Gershom Scholem et Hannah Arendt : Correspondance
«Les juifs meurent en Europe et on les enterre comme des chiens.»
(Hannah Arendt à Paris, le 21 octobre 1940, p 22))
Cet ouvrage, attendu depuis un certain temps déjà, renferme un certain nombre de lettres échangées entre deux hautes personnalités du judaïsme allemand, deux êtres qui ont commencé par bien s’entendre, par poursuivre les mêmes objectifs pour ensuite diverger sur des questions particulièrement graves de l’histoire juive, ancienne ou contemporaine. Le volume se compose de deux parties, la première, la plus étendue renferme les lettres tandis que la seconde contient des textes d’Arendt, notamment sa recension tant attendue par Scholem de ses Major trends in jewish mysticism et des contributions des éditeurs de la version allemande, censées éclairer l’arrière-plan historique et culturel de l’ensemble.

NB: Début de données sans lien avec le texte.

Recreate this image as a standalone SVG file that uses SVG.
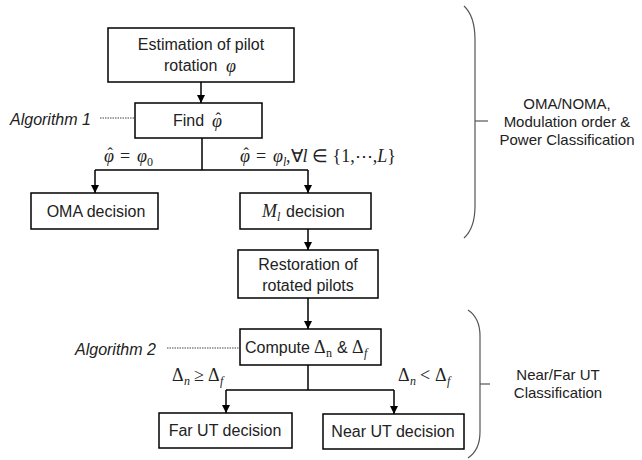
<svg xmlns="http://www.w3.org/2000/svg" width="642" height="460" viewBox="0 0 642 460">
<defs>
<marker id="arr" viewBox="0 0 10 10" refX="10" refY="5" markerWidth="8" markerHeight="10" markerUnits="userSpaceOnUse" orient="auto">
<path d="M0,0 L10,5 L0,10 z" fill="#000"/>
</marker>
<style>
.box{fill:#fff;stroke:#000;stroke-width:1.5}
.t{font-family:"Liberation Sans",Arial,sans-serif;font-size:16px;fill:#222;text-anchor:middle}
.ts{font-family:"Liberation Sans",Arial,sans-serif;font-size:16px;fill:#222}
.side{font-family:"Liberation Sans",Arial,sans-serif;font-size:15px;fill:#222;text-anchor:middle}
.alg{font-family:"Liberation Sans",Arial,sans-serif;font-size:16px;font-style:italic;fill:#222}
.m{font-family:"Liberation Serif","Times New Roman",serif;font-size:18px;fill:#222}
.mi{font-style:italic}
.sub{font-size:12px}
.hat{font-size:16px;font-style:normal}
.ln{fill:none;stroke:#000;stroke-width:1.5}
.dot{fill:none;stroke:#444;stroke-width:1;stroke-dasharray:1.5 1}
.br{fill:none;stroke:#555;stroke-width:1.2}
</style>
</defs>

<g id="connectors">
<line class="ln" x1="201" y1="82" x2="201" y2="103" marker-end="url(#arr)"/>
<polyline class="ln" points="202,138 202,170"/>
<polyline class="ln" points="95,170 308,170"/>
<line class="ln" x1="95" y1="170" x2="95" y2="193" marker-end="url(#arr)"/>
<line class="ln" x1="308" y1="170" x2="308" y2="193" marker-end="url(#arr)"/>
<line class="ln" x1="308" y1="229" x2="308" y2="250" marker-end="url(#arr)"/>
<line class="ln" x1="308" y1="298" x2="308" y2="329" marker-end="url(#arr)"/>
<polyline class="ln" points="308,365 308,390"/>
<polyline class="ln" points="226,390 394,390"/>
<line class="ln" x1="226" y1="390" x2="226" y2="413" marker-end="url(#arr)"/>
<line class="ln" x1="394" y1="390" x2="394" y2="414" marker-end="url(#arr)"/>
<line class="dot" x1="100" y1="118" x2="134" y2="118"/>
<line class="dot" x1="167" y1="348" x2="239" y2="348"/>
</g>

<g id="estimation">
<rect class="box" x="108" y="28" width="186" height="54"/>
<text class="t" x="201" y="50">Estimation of pilot</text>
<text class="ts" x="164" y="71">rotation</text>
<text class="m mi" x="226" y="72">φ</text>
</g>

<g id="find">
<rect class="box" x="135" y="103" width="127" height="35"/>
<text class="ts" x="173" y="126">Find</text>
<text class="m mi" x="212" y="127">φ<tspan class="hat" dx="-6.5" dy="-3">ˆ</tspan></text>
</g>

<g id="algorithm1">
<text class="alg" x="10" y="125">Algorithm 1</text>
</g>

<g id="oma">
<rect class="box" x="31" y="193" width="127" height="36"/>
<text class="t" x="96" y="217">OMA decision</text>
</g>

<g id="ml">
<rect class="box" x="240" y="193" width="131" height="36"/>
<text class="m mi" x="262" y="217">M</text>
<text class="m mi sub" x="277" y="221">l</text>
<text class="ts" x="286" y="217">decision</text>
</g>

<g id="label-phi0">
<text class="m mi" x="104" y="162">φ<tspan class="hat" dx="-6.5" dy="-3">ˆ</tspan></text>
<text class="m" x="120" y="162">=</text>
<text class="m mi" x="137" y="162">φ</text>
<text class="m sub" x="147" y="166">0</text>
</g>

<g id="label-phil">
<text class="m mi" x="240" y="162">φ<tspan class="hat" dx="-6.5" dy="-3">ˆ</tspan></text>
<text class="m" x="256" y="162">=</text>
<text class="m mi" x="273" y="162">φ</text>
<text class="m mi sub" x="283" y="166">l</text>
<text class="m" x="286" y="162">,∀<tspan class="mi">l</tspan> ∈ {1,⋯,<tspan class="mi">L</tspan>}</text>
</g>

<g id="restoration">
<rect class="box" x="238" y="250" width="140" height="48"/>
<text class="t" x="308" y="270">Restoration of</text>
<text class="t" x="308" y="291">rotated pilots</text>
</g>

<g id="compute">
<rect class="box" x="240" y="329" width="141" height="36"/>
<text class="ts" x="245" y="353">Compute</text>
<text class="m" x="314" y="353">Δ</text>
<text class="m sub" x="326" y="357">n</text>
<text class="ts" x="337" y="353">&amp;</text>
<text class="m" x="352" y="353">Δ</text>
<text class="m mi sub" x="364" y="357">f</text>
</g>

<g id="algorithm2">
<text class="alg" x="75" y="355">Algorithm 2</text>
</g>

<g id="label-ge">
<text class="m" x="172" y="381">Δ</text>
<text class="m mi sub" x="184" y="385">n</text>
<text class="m" x="194" y="381">≥</text>
<text class="m" x="208" y="381">Δ</text>
<text class="m mi sub" x="220" y="385">f</text>
</g>

<g id="label-lt">
<text class="m" x="398" y="381">Δ</text>
<text class="m mi sub" x="410" y="385">n</text>
<text class="m" x="420" y="381">&lt;</text>
<text class="m" x="435" y="381">Δ</text>
<text class="m mi sub" x="447" y="385">f</text>
</g>

<g id="far">
<rect class="box" x="159" y="413" width="133" height="35"/>
<text class="t" x="225" y="436">Far UT decision</text>
</g>

<g id="near">
<rect class="box" x="323" y="414" width="141" height="35"/>
<text class="t" x="393" y="437">Near UT decision</text>
</g>

<g id="brace1">
<path class="br" d="M464,6 Q475,16 475,40 L475,206 Q475,228 464,238"/>
<line class="br" x1="475" y1="121" x2="488" y2="121"/>
<text class="side" x="567" y="109">OMA/NOMA,</text>
<text class="side" x="567" y="127">Modulation order &amp;</text>
<text class="side" x="567" y="145">Power Classification</text>
</g>

<g id="brace2">
<path class="br" d="M468,310 Q480,318 480,336 L480,432 Q480,450 468,458"/>
<line class="br" x1="480" y1="384" x2="490" y2="384"/>
<text class="side" x="558" y="380">Near/Far UT</text>
<text class="side" x="558" y="398">Classification</text>
</g>
</svg>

La première lettre émane de Arendt qui l’écrit depuis Paris où elle se trouve en mai 1039 ; c’est une femme qui a quitté son pays natal, l’Allemagne, tombée sous la coupe de nazis qui y ont commis les pires exactions contre les juifs et menacent l’ensemble de l’Europe. On y perçoit des doutes sur la symbiose judéo-allemande, mais aussitôt après, le grand souci que les deux intellectuels juifs éprouvent à l’égard d’un troisième compatriote, Walter Benjamin, lui aussi réfugié à Paris où il subsiste tant bien que mal grâce à une maigre subvention de Max Horkheimer, directeur de l’Institut für Sozialforschung de New York. Réfugié en Palestine mandataire depuis 1923, Scholem était très lié à son ami Benjamin qu’il a maintes fois tenté, en vain, d’attirer en Terre sainte, tout comme il avait plaidé en sa faveur auprès de l’éditeur Zalman Schocken sans plus de succès. Quand Scholem apprendra le suicide de son ami à Port Bou, après que l’alcade eut refusé au convoi où se trouvait Benjamin l’entrée en Espagne, sa principale préoccupation sera de réunir les œuvres du disparu et de les publier, en partie ou en totalité. Arendt déploiera aussi, de son côté, de grands efforts, pour atteindre cet objectif. Le dernier grand thème qui occupera de larges espaces dans cette correspondance consiste dans la publication et la recension du grand ouvrage qui allait faire connaître Scholem dans le monde entier, les Major trends in jewish mysticism. Il s’agissait des leçons sur le mysticisme juif, données par Scholem en 1938 à New York. Le beau compte rendu que Arendt finira par rédiger et par publier , figure en annexe dans le présent volume. Nous y reviendrons.